PROBLEM:
Copy exactly, and only, the lines between the start of the entries below and the line containing "XAxis, YAxis, CartesianGrid", both inclusive. Omit pictures.

(Source code of charts)
»»

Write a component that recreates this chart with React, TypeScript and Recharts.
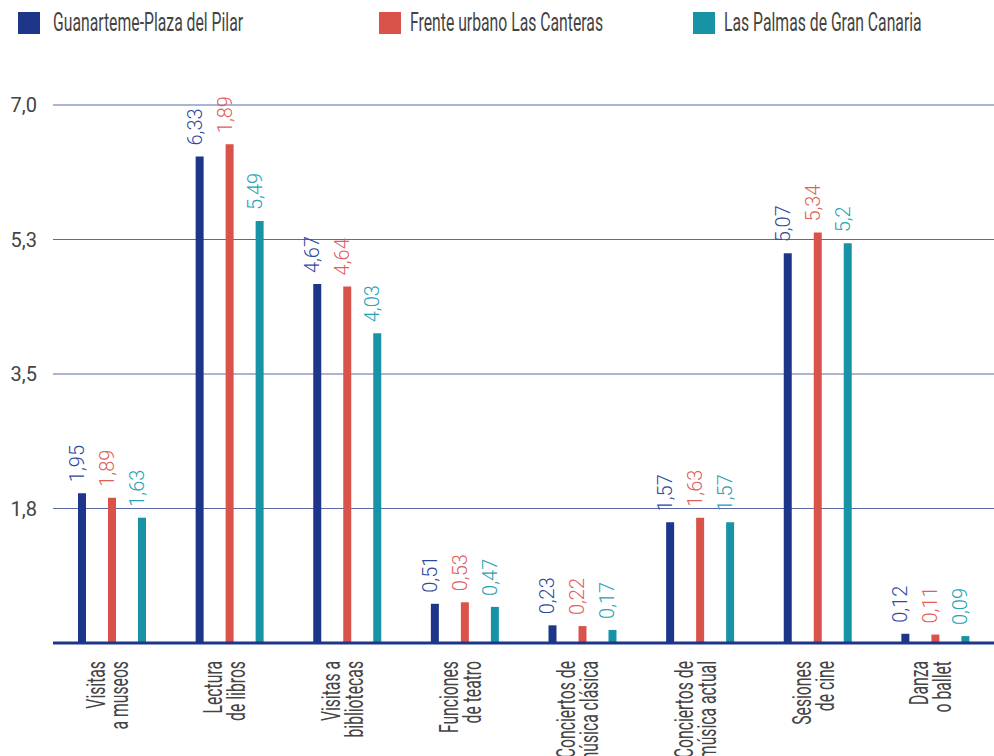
import { BarChart, Bar, XAxis, YAxis, CartesianGrid } from "recharts";

// --- Data ---
const categoryLines = [
  ["Visitas", "a museos"],
  ["Lectura", "de libros"],
  ["Visitas a", "bibliotecas"],
  ["Funciones", "de teatro"],
  ["Conciertos de", "música clásica"],
  ["Conciertos de", "música actual"],
  ["Sesiones", "de cine"],
  ["Danza", "o ballet"],
];
const guanarteme = [1.95, 6.33, 4.67, 0.51, 0.23, 1.57, 5.07, 0.12];
const canteras = [1.89, 6.49, 4.64, 0.53, 0.22, 1.63, 5.34, 0.11];
const palmas = [1.63, 5.49, 4.03, 0.47, 0.17, 1.57, 5.2, 0.09];
// printed labels (the original prints 1,89 on the tall Lectura bar)
const guanartemeLabels = ["1,95", "6,33", "4,67", "0,51", "0,23", "1,57", "5,07", "0,12"];
const canterasLabels = ["1,89", "1,89", "4,64", "0,53", "0,22", "1,63", "5,34", "0,11"];
const palmasLabels = ["1,63", "5,49", "4,03", "0,47", "0,17", "1,57", "5,2", "0,09"];
const yTicks = [1.75, 3.5, 5.25, 7];

const seriesNames = ["Guanarteme-Plaza del Pilar", "Frente urbano Las Canteras", "Las Palmas de Gran Canaria"];

const data = categoryLines.map((lines, i) => ({
  name: lines.join(" "),
  g: guanarteme[i],
  c: canteras[i],
  p: palmas[i],
}));

const FONT = "Roboto, 'Noto Sans', sans-serif";
const SQUEEZE = 0.63; // emulate the tall condensed face of the original
const BLUE = "#1d3689";
const RED = "#d9534a";
const TEAL = "#1893a6";
const TEXT = "#444";

const makeLabel = (labels: string[], color: string) => (props: any) => {
  const { x, y, width, index } = props;
  const cx = x + width / 2 + 2;
  const ty = y - 11;
  return (
    <text
      x={cx}
      y={ty}
      transform={`rotate(-90 ${cx} ${ty})`}
      fill={color}
      fontSize={20}
      fontWeight={300}
      fontFamily={FONT}
      textAnchor="start"
    >
      {labels[index]}
    </text>
  );
};

const CategoryTick = (props: any) => {
  const { x, y, index } = props;
  const lines = categoryLines[index] || [];
  const ty = y + 10;
  return (
    <g transform={`translate(${x},${ty}) rotate(-90) scale(${SQUEEZE},1)`}>
      {lines.map((l, i) => (
        <text key={i} x={0} y={i === 0 ? -7 : 16} textAnchor="end" fill={TEXT} fontSize={25} fontFamily={FONT}>
          {l}
        </text>
      ))}
    </g>
  );
};

const legendPos = [
  { sq: 18, tx: 53, color: BLUE },
  { sq: 379, tx: 410, color: RED },
  { sq: 693, tx: 724, color: TEAL },
];

export default function App() {
  return (
    <div style={{ position: "absolute", left: 0, top: 0, width: 994, height: 756, background: "#fff", overflow: "hidden" }}>
      {legendPos.map((l, i) => (
        <div key={i}>
          <div style={{ position: "absolute", left: l.sq, top: 12, width: 22, height: 22, background: l.color }} />
          <div
            style={{
              position: "absolute",
              left: l.tx,
              top: 7,
              fontSize: 25,
              lineHeight: "32px",
              fontFamily: FONT,
              color: TEXT,
              whiteSpace: "nowrap",
              transform: `scaleX(${SQUEEZE})`,
              transformOrigin: "left center",
            }}
          >
            {seriesNames[i]}
          </div>
        </div>
      ))}
      <BarChart
        width={994}
        height={756}
        data={data}
        margin={{ top: 105, right: 0, left: 0, bottom: 0 }}
        barSize={8}
        barGap={22}
      >
        <CartesianGrid vertical={false} stroke="#5a68a8" strokeWidth={1} />
        <XAxis
          dataKey="name"
          interval={0}
          height={113}
          tickLine={false}
          axisLine={{ stroke: BLUE, strokeWidth: 3 }}
          tick={<CategoryTick />}
        />
        <YAxis
          width={53}
          domain={[0, 7]}
          ticks={yTicks}
          axisLine={false}
          tickLine={false}
          tickSize={0}
          tickMargin={16}
          tick={{ fill: TEXT, fontSize: 20, fontFamily: FONT }}
          tickFormatter={(v: number) => v.toFixed(1).replace(".", ",")}
        />
        <Bar dataKey="g" fill={BLUE} isAnimationActive={false} label={makeLabel(guanartemeLabels, "#2d4a9e")} />
        <Bar dataKey="c" fill={RED} isAnimationActive={false} label={makeLabel(canterasLabels, "#e0605a")} />
        <Bar dataKey="p" fill={TEAL} isAnimationActive={false} label={makeLabel(palmasLabels, "#27a2b4")} />
      </BarChart>
    </div>
  );
}
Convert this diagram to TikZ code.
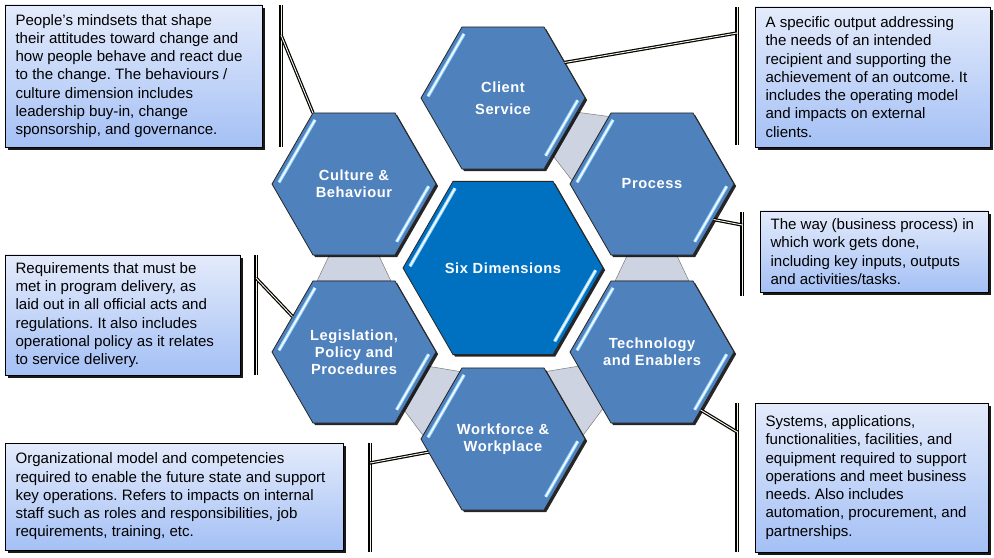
\documentclass[tikz,border=0pt]{standalone}
\usepackage{fontspec}
\setmainfont{Liberation Sans}
\newfontfamily\hexfont[LetterSpace=4]{Liberation Sans}
\usetikzlibrary{shapes.geometric, shadows, calc, backgrounds}

\definecolor{hexblue}{RGB}{79,129,189}
\definecolor{coreblue}{RGB}{0,112,192}
\definecolor{bandgray}{RGB}{205,211,224}
\definecolor{boxtop}{RGB}{228,235,251}
\definecolor{boxbottom}{RGB}{164,192,245}
\definecolor{glint}{RGB}{150,215,255}
\definecolor{cream}{RGB}{250,246,225}

\begin{document}
\frenchspacing
\begin{tikzpicture}[x=0.75pt,y=0.75pt,
  hexa/.style={regular polygon, regular polygon sides=6, inner sep=0pt, outer sep=0pt,
    minimum size=123pt, fill=hexblue, draw=black!85, line width=0.6pt,
    drop shadow={shadow xshift=1.6pt, shadow yshift=-1.6pt, fill=black, opacity=0.85},
    text=white, align=center, font=\hexfont\fontsize{11}{12.8}\selectfont\bfseries},
  infobox/.style={draw=black, line width=0.6pt, top color=boxtop, bottom color=boxbottom,
    drop shadow={shadow xshift=2.4pt, shadow yshift=-2.4pt, fill=black, opacity=0.9}},
  infotext/.style={anchor=west, inner sep=0pt, align=left,
    font=\fontsize{11.3}{13.7}\selectfont},
  bracket/.style={draw=black, line width=0.9pt, double=cream, double distance=0.7pt},
  band/.style={fill=bandgray, draw=black!50, line width=0.4pt},
  glintline/.style={draw=glint, line width=0.8pt, double=white, double distance=1pt}]
\useasboundingbox (0,0) rectangle (994,557);

\node[hexa, fill=coreblue, minimum size=150pt] (dims) at (503,289) {Six Dimensions};
\node[hexa] (client) at (503,459) {Client\\[4pt]Service};
\node[hexa] (cult) at (354,373) {Culture \&\\Behaviour};
\node[hexa] (proc) at (652,373) {Process};
\node[hexa] (legis) at (354,205) {Legislation,\\Policy and\\Procedures};
\node[hexa] (tech) at (652,205) {Technology\\and Enablers};
\node[hexa] (work) at (503,118) {Workforce \&\\Workplace};

\begin{scope}[on background layer]
\foreach \a/\aa/\ab/\b/\ba/\bb in {cult/240/300/legis/120/60, client/300/0/proc/180/120,
    proc/240/300/tech/120/60, legis/300/0/work/180/120, tech/240/180/work/0/60}
  \draw[band] ($(\a.\aa)!0.2!(\a.\ab)$) -- ($(\a.\aa)!0.8!(\a.\ab)$)
    -- ($(\b.\ba)!0.95!(\b.\bb)$) -- ($(\b.\ba)!0.05!(\b.\bb)$) -- cycle;
\end{scope}

\foreach \h/\r in {dims/100, client/82, cult/82, proc/82, legis/82, tech/82, work/82}{
  \draw[glintline, shorten <=1.5pt, shorten >=1.5pt]
    ($(\h.center)+(120:{\r-6})$) -- ($(\h.center)+(180:{\r-6})$);
  \draw[glintline, shorten <=2pt, shorten >=7pt]
    ($(\h.center)+(0:{\r-6})$) -- ($(\h.center)+(300:{\r-6})$);
}

\node[infobox, minimum width=192.75pt, minimum height=106.5pt] (cultbox) at (133.5,481) {};
\node[infotext] (culttext) at ([xshift=8pt]cultbox.west)
  {People’s mindsets that shape\\their attitudes toward change and\\how people behave and react due\\to the change. The behaviours /\\culture dimension includes\\leadership buy-in, change\\sponsorship, and governance.};
\node[infobox, minimum width=176.25pt, minimum height=105pt] (clientbox) at (872.5,480) {};
\node[infotext] (clienttext) at ([xshift=8pt]clientbox.west)
  {A specific output addressing\\the needs of an intended\\recipient and supporting the\\achievement of an outcome. It\\includes the operating model\\and impacts on external\\clients.};
\node[infobox, minimum width=171pt, minimum height=60.75pt] (procbox) at (874,305.5) {};
\node[infotext] (proctext) at ([xshift=8pt]procbox.west)
  {The way (business process) in\\which work gets done,\\including key inputs, outputs\\and activities/tasks.};
\node[infobox, minimum width=176.25pt, minimum height=90pt] (legisbox) at (122.5,242) {};
\node[infotext] (legistext) at ([xshift=8pt]legisbox.west)
  {Requirements that must be\\met in program delivery, as\\laid out in all official acts and\\regulations. It also includes\\operational policy as it relates\\to service delivery.};
\node[infobox, minimum width=253.5pt, minimum height=80.25pt] (workbox) at (174,60.5) {};
\node[infotext] (worktext) at ([xshift=8pt]workbox.west)
  {Organizational model and competencies\\required to enable the future state and support\\key operations. Refers to impacts on internal\\staff such as roles and responsibilities, job\\requirements, training, etc.};
\node[infobox, minimum width=174.75pt, minimum height=111.75pt] (techbox) at (871.5,79.5) {};
\node[infotext] (techtext) at ([xshift=8pt]techbox.west)
  {Systems, applications,\\functionalities, facilities, and\\equipment required to support\\operations and meet business\\needs. Also includes\\automation, procurement, and\\partnerships.};

\coordinate (cultbar top) at (281,552);
\coordinate (cultbar bot) at (281,410);
\coordinate (cultbar hook) at (281,522);
\coordinate (clientbar top) at (737,550);
\coordinate (clientbar bot) at (737,412);
\coordinate (clientbar hook) at (737,524);
\coordinate (procbar top) at (742,345);
\coordinate (procbar bot) at (742,261);
\coordinate (procbar hook) at (742,332);
\coordinate (legisbar top) at (256,302);
\coordinate (legisbar bot) at (256,182);
\coordinate (legisbar hook) at (256,279);
\coordinate (workbar top) at (370,114);
\coordinate (workbar bot) at (370,5);
\coordinate (workbar hook) at (370,94);
\coordinate (techbar top) at (737,154);
\coordinate (techbar bot) at (737,5);
\coordinate (techbar hook) at (737,125);

\foreach \h/\p in {cult/120, client/30, proc/330, legis/150, work/190, tech/310}{
  \draw[bracket] (\h bar top) -- (\h bar bot);
  \draw[bracket] (\h bar hook) -- (\h.\p);
}
\end{tikzpicture}
\end{document}
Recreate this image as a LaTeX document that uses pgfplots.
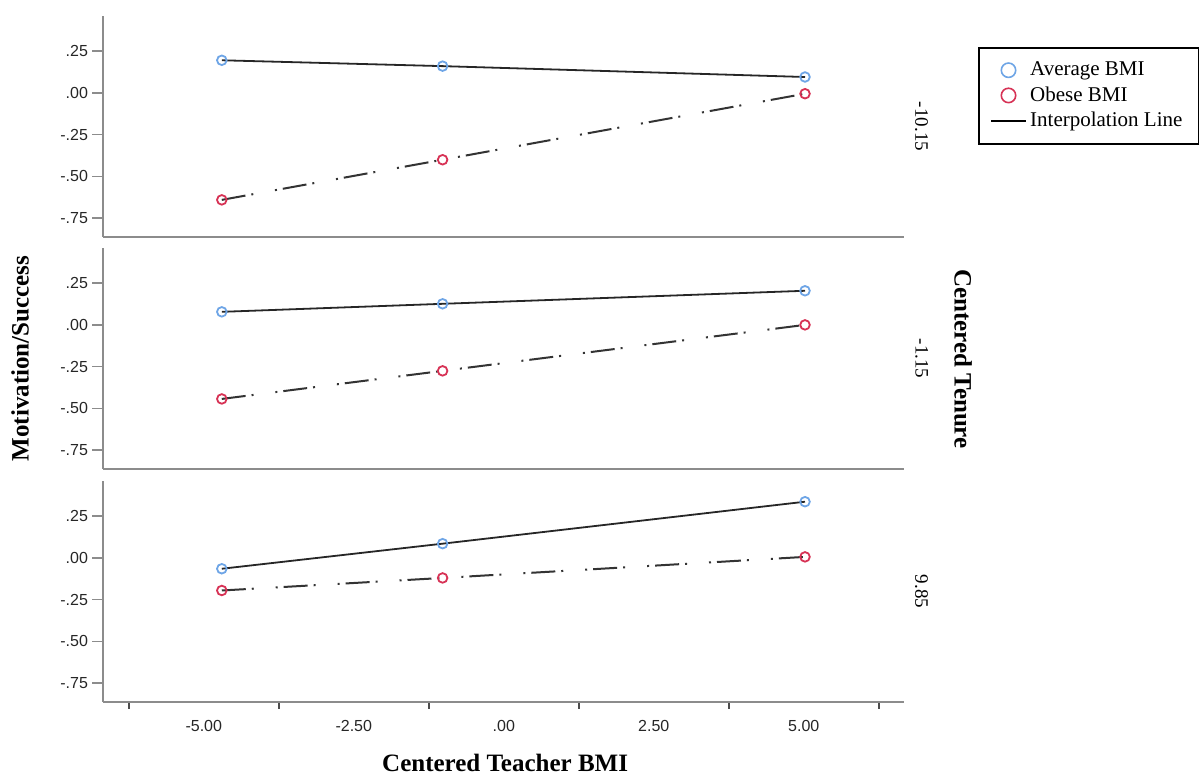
\documentclass[border=0pt]{standalone}
\usepackage{fontspec}
\setmainfont{Liberation Serif}
\setsansfont{Liberation Sans}
\usepackage{pgfplots}
\pgfplotsset{compat=1.18}
\definecolor{avgblue}{RGB}{110,165,230}
\definecolor{obred}{RGB}{215,50,85}
\definecolor{axgray}{RGB}{140,140,140}
\pgfplotsset{
 panel/.style={
  scale only axis, width=400.5pt, height=110.5pt,
  xmin=-6.68, xmax=6.67, ymin=-0.862, ymax=0.46,
  axis x line=bottom, axis y line=left,
  axis line style={-, draw=axgray, line width=1pt},
  ytick={-0.75,-0.5,-0.25,0,0.25},
  yticklabels={\textsf{-.75},\textsf{-.50},\textsf{-.25},\textsf{.00},\textsf{.25}},
  tick align=outside,
  major tick length=5.5pt,
  minor tick length=3.5pt,
  every major y tick/.append style={draw=axgray, line width=0.8pt},
  tick label style={font=\fontsize{8}{9}\selectfont, text=black!85},
  yticklabel style={xshift=1.5pt},
  clip=false,
 },
 avg/.style={black!85, line width=0.9pt, mark=o, mark size=2.4pt, mark options={draw=avgblue, line width=0.9pt, solid}},
 ob/.style={black!80, line width=1pt, dash pattern=on 12pt off 3pt on 1pt off 11pt on 1pt off 3pt, mark=o, mark size=2.4pt, mark options={draw=obred, line width=0.9pt, solid}},
}
\begin{document}
\begin{tikzpicture}
\useasboundingbox (0,0) rectangle (599.5pt,387pt);
% ---------- panel 1 ----------
\begin{axis}[panel, at={(51.5pt,268.5pt)}, anchor=south west, xtick=\empty,
  legend style={at={(1.0924,0.8597)}, anchor=north west, draw=black, line width=0.8pt,
    font=\fontsize{10.5}{12.25}\selectfont, inner xsep=6pt, inner ysep=5pt, row sep=0pt},
  legend cell align=left]
\addlegendimage{only marks, mark=o, mark size=3.6pt, mark options={draw=avgblue, line width=0.8pt}}
\addlegendentry{Average BMI}
\addlegendimage{only marks, mark=o, mark size=3.6pt, mark options={draw=obred, line width=0.8pt}}
\addlegendentry{Obese BMI}
\addlegendimage{black, line width=0.6pt}
\addlegendentry{Interpolation Line}
\addplot[avg] coordinates {(-4.70,0.195) (-1.02,0.160) (5.02,0.095)};
\addplot[ob] coordinates {(-4.70,-0.640) (-1.02,-0.400) (5.02,-0.005)};
\node[rotate=-90, font=\fontsize{9.5}{11}\selectfont] at (rel axis cs:1.022,0.5) {-10.15};
\end{axis}
% ---------- panel 2 ----------
\begin{axis}[panel, at={(51.5pt,152.5pt)}, anchor=south west, xtick=\empty]
\addplot[avg] coordinates {(-4.70,0.078) (-1.02,0.126) (5.02,0.204)};
\addplot[ob] coordinates {(-4.70,-0.443) (-1.02,-0.275) (5.02,0.000)};
\node[rotate=-90, font=\fontsize{9.5}{11}\selectfont] at (rel axis cs:1.022,0.5) {-1.15};
\node[rotate=-90, font=\fontsize{12.5}{14}\selectfont\bfseries] at (rel axis cs:1.0737,0.498) {Centered Tenure};
\node[rotate=90, font=\fontsize{12.5}{14}\selectfont\bfseries] at (rel axis cs:-0.1036,0.5) {Motivation/Success};
\end{axis}
% ---------- panel 3 ----------
\begin{axis}[panel, at={(51.5pt,36pt)}, anchor=south west,
  xtick={-5,-2.5,0,2.5,5},
  xticklabels={\textsf{-5.00},\textsf{-2.50},\textsf{.00},\textsf{2.50},\textsf{5.00}},
  minor xtick={-6.25,-3.75,-1.25,1.25,3.75,6.25},
  every major x tick/.append style={draw=none},
  every minor x tick/.append style={draw=black!70, line width=1pt},
  xticklabel style={yshift=0pt}]
\addplot[avg] coordinates {(-4.70,-0.065) (-1.02,0.085) (5.02,0.336)};
\addplot[ob] coordinates {(-4.70,-0.195) (-1.02,-0.120) (5.02,0.006)};
\node[rotate=-90, font=\fontsize{9.5}{11}\selectfont] at (rel axis cs:1.022,0.5) {9.85};
\node[font=\fontsize{12.5}{14}\selectfont\bfseries] at (rel axis cs:0.502,-0.276) {Centered Teacher BMI};
\end{axis}
\end{tikzpicture}
\end{document}
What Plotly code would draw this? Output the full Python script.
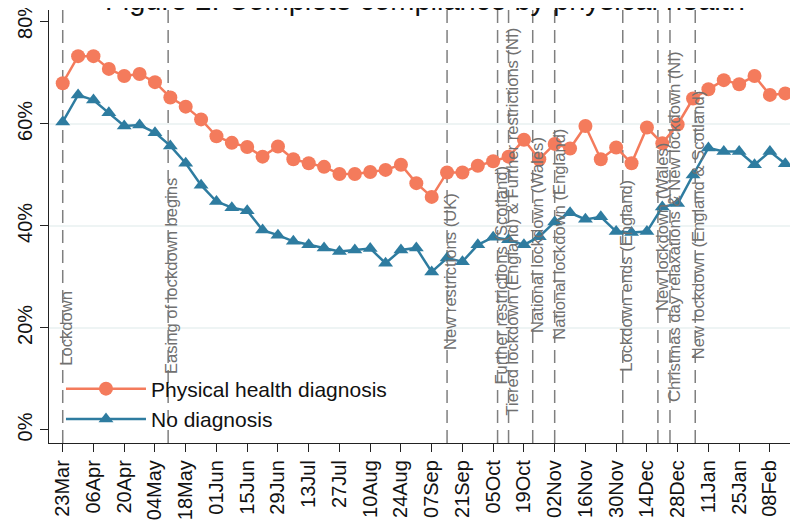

««

RESPONSE BELOW:
Write a component that recreates this chart with React, TypeScript and Recharts.
import { BarChart, Bar, XAxis, YAxis, CartesianGrid } from "recharts";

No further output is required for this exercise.